= WHAT TO DO =
Extract the opening line of the entries and every line after it, stopping at and including the line that contains "import seaborn as sns". Do not include pictures.

____ RECORDS SHOWN

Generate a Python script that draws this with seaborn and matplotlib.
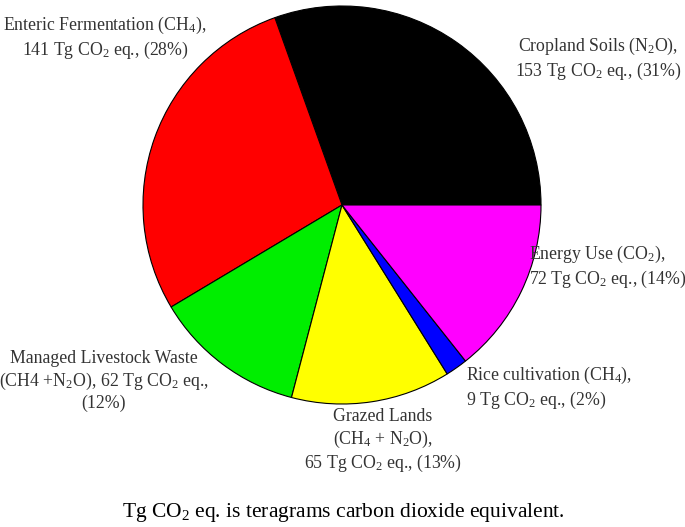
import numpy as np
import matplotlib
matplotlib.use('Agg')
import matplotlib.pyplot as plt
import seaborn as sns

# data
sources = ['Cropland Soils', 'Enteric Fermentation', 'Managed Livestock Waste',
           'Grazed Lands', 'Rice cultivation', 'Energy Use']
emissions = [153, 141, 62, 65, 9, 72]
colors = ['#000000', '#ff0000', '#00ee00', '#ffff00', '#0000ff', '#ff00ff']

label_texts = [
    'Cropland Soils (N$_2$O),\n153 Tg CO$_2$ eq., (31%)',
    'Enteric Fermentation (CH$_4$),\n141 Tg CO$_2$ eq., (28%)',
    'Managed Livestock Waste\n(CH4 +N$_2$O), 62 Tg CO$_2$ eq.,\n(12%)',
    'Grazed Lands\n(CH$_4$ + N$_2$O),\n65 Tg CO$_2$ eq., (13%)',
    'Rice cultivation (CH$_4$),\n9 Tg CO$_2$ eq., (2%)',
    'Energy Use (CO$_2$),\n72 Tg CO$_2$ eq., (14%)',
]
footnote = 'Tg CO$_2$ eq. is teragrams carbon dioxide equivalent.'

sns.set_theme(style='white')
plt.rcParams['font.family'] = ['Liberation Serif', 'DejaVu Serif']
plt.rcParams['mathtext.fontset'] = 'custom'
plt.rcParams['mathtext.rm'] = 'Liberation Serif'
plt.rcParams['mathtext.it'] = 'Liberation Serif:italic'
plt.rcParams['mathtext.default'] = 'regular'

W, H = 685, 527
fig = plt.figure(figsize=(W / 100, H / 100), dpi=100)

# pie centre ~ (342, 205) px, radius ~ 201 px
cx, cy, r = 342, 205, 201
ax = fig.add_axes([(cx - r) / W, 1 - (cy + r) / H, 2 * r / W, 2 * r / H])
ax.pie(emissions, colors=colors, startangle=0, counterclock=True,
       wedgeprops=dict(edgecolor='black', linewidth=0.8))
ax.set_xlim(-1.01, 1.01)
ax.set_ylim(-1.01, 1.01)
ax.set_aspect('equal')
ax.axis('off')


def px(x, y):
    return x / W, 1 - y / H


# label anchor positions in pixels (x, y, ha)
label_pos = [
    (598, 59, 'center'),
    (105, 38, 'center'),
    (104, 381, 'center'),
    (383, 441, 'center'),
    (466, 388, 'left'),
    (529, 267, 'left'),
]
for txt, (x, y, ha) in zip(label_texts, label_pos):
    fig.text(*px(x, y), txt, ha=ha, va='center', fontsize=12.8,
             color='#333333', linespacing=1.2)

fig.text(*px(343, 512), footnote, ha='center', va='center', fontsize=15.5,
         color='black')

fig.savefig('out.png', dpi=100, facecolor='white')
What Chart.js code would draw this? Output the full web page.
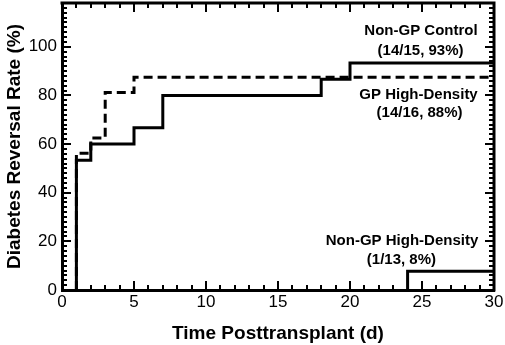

________

= RESPONSE FOR THIS EXERCISE =
Generate a Python script that draws this with seaborn and matplotlib.
import numpy as np
import matplotlib
matplotlib.use('Agg')
import matplotlib.pyplot as plt
import seaborn as sns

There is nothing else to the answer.